• _THE EXERCISE_: Repeat exactly the lines from the start through the line with "from bokeh.resources import INLINE", both ends included.

• _DATA_:

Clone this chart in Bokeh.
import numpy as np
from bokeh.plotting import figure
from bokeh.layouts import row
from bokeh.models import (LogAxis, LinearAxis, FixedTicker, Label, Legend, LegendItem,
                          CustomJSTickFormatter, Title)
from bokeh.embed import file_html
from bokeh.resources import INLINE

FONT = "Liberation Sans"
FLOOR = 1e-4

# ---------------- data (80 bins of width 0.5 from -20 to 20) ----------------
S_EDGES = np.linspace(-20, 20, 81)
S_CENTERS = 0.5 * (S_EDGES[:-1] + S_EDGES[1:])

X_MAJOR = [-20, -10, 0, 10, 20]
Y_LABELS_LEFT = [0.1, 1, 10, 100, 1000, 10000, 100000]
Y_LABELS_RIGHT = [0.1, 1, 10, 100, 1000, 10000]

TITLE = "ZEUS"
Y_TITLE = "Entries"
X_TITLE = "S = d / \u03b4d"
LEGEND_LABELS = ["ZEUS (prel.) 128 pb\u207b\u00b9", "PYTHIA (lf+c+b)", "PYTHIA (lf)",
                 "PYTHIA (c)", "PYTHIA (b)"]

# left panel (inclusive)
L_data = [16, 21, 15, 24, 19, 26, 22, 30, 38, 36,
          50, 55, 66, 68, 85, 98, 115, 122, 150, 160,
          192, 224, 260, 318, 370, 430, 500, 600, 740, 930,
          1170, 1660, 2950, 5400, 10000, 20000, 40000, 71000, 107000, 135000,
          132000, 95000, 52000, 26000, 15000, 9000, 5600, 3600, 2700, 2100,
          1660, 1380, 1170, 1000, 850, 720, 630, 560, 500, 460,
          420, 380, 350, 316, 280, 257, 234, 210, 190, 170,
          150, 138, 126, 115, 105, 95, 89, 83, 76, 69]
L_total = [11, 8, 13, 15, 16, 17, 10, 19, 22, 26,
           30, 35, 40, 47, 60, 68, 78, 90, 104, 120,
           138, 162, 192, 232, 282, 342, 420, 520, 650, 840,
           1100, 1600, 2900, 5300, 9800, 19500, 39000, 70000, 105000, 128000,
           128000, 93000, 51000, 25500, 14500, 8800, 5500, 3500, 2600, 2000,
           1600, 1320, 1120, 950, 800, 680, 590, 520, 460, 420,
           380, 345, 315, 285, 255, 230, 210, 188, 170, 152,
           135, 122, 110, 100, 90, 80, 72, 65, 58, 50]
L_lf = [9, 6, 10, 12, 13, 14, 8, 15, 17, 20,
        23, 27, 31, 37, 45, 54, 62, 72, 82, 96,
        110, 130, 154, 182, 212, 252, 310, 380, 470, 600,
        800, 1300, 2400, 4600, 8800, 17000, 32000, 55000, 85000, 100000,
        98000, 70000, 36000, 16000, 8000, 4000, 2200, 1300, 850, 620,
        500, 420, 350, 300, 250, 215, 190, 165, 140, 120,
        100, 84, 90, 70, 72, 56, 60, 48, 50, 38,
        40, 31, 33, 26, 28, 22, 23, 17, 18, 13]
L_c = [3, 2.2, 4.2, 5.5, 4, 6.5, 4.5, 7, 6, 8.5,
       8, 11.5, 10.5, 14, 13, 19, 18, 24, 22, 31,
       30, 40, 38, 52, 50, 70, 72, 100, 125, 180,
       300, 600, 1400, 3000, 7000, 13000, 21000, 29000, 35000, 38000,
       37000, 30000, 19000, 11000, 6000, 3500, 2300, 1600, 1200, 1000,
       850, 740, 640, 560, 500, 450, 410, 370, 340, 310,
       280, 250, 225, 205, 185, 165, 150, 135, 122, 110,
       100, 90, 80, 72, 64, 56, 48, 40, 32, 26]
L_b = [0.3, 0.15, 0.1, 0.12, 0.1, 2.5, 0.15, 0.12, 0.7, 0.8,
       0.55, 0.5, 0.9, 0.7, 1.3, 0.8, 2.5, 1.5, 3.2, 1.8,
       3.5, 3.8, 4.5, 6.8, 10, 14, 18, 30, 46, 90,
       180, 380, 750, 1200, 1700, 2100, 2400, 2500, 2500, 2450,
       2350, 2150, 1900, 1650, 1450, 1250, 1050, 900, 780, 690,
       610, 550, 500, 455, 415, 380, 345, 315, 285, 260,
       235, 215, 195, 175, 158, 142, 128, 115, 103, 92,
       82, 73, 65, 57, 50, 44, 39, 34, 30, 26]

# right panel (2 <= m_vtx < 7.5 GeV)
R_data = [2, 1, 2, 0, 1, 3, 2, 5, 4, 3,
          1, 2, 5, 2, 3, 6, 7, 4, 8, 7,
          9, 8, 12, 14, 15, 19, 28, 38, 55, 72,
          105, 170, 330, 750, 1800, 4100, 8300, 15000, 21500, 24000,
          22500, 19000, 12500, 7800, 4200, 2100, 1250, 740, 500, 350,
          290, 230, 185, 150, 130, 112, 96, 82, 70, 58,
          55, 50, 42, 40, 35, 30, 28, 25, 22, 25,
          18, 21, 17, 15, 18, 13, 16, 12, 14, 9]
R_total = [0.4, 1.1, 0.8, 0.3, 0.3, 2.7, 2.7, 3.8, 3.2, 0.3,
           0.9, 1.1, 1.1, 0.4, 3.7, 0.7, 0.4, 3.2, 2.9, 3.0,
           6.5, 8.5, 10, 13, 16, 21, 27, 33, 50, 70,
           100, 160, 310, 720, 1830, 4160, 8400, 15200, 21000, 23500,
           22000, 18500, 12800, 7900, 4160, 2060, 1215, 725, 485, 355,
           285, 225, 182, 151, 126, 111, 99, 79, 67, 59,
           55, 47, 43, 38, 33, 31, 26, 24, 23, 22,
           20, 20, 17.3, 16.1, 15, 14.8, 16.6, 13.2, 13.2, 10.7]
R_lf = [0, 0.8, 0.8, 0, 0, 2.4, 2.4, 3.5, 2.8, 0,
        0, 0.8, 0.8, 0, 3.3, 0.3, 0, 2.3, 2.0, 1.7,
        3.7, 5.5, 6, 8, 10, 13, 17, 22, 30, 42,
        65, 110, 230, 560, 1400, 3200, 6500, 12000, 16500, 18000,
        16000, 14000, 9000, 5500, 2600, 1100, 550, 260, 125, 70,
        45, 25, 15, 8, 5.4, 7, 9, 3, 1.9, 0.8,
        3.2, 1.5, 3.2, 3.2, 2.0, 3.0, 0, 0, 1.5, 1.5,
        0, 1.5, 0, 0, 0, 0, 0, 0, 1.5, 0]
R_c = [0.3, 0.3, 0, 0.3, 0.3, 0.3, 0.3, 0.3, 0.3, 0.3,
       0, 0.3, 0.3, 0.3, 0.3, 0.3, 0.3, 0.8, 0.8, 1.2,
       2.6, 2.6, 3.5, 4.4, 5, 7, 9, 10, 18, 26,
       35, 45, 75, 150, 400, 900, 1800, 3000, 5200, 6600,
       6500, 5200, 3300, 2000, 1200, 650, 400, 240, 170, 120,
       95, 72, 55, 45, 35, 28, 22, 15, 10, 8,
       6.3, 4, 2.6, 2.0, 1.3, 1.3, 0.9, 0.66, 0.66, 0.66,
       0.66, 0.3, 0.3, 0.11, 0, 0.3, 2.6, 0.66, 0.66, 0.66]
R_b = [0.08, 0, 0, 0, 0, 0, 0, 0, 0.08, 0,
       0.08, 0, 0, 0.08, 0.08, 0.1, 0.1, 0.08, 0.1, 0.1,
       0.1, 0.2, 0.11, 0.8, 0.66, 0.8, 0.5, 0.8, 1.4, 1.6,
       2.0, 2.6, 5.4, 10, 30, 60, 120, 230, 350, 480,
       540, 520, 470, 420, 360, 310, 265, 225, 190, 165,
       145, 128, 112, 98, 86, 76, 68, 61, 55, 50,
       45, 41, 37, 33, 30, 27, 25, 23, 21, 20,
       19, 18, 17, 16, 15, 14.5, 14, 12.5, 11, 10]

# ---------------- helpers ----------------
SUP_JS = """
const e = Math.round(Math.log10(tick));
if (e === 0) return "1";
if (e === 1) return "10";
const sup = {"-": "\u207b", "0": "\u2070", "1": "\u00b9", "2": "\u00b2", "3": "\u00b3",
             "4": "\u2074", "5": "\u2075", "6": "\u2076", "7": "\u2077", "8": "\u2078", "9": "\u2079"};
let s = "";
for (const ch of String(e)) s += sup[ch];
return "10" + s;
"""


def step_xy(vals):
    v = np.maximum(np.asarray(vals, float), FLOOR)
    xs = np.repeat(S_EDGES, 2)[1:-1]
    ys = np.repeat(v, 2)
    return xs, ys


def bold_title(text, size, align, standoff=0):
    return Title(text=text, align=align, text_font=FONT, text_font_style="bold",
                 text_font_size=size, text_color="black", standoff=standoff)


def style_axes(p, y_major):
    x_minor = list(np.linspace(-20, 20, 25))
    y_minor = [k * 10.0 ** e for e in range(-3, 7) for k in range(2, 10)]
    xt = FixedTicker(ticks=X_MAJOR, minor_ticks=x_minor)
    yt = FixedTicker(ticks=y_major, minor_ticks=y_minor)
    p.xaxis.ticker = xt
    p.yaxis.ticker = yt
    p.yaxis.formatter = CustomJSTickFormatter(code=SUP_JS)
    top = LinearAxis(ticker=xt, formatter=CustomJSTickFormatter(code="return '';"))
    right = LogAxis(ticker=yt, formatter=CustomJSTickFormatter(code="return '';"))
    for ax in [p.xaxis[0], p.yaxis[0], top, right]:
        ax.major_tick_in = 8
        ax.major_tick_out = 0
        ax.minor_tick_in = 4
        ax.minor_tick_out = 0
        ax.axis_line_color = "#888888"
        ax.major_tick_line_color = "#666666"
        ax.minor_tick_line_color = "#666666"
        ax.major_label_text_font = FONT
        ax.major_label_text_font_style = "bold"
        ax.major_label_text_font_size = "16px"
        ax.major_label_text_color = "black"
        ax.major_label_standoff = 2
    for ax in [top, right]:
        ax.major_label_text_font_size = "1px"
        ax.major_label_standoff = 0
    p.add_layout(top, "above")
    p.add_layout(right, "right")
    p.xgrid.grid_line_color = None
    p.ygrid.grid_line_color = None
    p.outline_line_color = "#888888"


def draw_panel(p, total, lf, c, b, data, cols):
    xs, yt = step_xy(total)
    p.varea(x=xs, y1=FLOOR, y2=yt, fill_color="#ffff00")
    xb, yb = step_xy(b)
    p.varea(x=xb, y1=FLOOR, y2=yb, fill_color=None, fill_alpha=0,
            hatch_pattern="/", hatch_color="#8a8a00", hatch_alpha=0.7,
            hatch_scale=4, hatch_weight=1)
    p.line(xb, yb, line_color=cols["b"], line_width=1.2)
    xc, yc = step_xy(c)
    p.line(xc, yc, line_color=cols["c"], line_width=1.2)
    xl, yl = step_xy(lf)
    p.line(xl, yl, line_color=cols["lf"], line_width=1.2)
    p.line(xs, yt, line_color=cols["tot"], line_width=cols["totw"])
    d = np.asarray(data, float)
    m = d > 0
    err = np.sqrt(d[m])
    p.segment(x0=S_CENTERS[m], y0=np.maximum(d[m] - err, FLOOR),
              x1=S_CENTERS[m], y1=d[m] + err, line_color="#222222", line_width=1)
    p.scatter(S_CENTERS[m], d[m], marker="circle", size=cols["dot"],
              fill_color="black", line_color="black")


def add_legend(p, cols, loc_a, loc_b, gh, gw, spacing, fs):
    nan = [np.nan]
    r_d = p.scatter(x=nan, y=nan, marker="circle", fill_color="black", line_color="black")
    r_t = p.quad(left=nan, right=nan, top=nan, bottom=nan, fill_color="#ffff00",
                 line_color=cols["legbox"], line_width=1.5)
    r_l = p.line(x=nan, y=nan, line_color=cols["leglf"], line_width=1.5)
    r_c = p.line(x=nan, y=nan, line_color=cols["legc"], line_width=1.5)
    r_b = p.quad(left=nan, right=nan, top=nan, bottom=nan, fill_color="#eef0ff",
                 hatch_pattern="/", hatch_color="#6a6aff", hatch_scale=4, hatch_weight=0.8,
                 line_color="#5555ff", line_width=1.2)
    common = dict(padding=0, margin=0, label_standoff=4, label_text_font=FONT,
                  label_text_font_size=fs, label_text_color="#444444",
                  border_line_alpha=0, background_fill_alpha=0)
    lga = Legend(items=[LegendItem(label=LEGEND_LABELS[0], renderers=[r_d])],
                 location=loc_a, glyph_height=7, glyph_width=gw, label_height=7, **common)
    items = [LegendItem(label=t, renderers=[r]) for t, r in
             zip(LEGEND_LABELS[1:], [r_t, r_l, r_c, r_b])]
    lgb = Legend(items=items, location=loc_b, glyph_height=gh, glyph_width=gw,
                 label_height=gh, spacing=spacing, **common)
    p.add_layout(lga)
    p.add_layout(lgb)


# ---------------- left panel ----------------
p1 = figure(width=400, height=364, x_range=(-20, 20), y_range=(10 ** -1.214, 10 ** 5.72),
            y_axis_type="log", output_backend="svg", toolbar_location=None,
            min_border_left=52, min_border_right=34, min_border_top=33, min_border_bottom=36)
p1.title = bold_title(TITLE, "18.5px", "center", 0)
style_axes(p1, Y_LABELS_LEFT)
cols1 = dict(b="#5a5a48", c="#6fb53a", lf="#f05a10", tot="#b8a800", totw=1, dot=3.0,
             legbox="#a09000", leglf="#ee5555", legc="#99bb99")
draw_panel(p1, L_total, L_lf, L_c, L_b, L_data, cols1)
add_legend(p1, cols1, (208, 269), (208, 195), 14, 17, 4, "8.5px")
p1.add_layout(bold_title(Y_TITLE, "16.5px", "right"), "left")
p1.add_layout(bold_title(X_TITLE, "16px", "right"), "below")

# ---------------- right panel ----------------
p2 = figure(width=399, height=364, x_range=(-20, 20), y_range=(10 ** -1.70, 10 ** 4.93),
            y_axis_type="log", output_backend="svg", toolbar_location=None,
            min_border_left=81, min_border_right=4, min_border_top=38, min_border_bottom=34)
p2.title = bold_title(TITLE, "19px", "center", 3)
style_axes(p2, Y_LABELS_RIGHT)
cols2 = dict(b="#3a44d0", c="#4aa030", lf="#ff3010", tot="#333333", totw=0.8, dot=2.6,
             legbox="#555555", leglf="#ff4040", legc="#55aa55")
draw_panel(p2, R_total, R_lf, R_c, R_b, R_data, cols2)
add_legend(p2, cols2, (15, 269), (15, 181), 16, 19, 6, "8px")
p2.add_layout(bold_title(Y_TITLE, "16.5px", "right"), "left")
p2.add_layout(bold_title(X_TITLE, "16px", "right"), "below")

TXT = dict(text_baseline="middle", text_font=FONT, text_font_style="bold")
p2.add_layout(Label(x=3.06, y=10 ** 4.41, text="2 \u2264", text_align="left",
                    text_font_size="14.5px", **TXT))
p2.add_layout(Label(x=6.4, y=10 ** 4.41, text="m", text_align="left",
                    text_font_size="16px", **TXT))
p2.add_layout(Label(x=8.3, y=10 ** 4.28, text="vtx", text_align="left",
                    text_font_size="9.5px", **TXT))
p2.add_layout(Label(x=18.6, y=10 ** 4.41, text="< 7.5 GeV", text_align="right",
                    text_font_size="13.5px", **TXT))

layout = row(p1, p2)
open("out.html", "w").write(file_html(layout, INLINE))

• _RESPONSE BELOW_:
Clone this chart in Bokeh.
import numpy as np
from bokeh.plotting import figure
from bokeh.layouts import row
from bokeh.models import (LogAxis, LinearAxis, FixedTicker, Label, Legend, LegendItem,
                          CustomJSTickFormatter, Title)
from bokeh.embed import file_html
from bokeh.resources import INLINE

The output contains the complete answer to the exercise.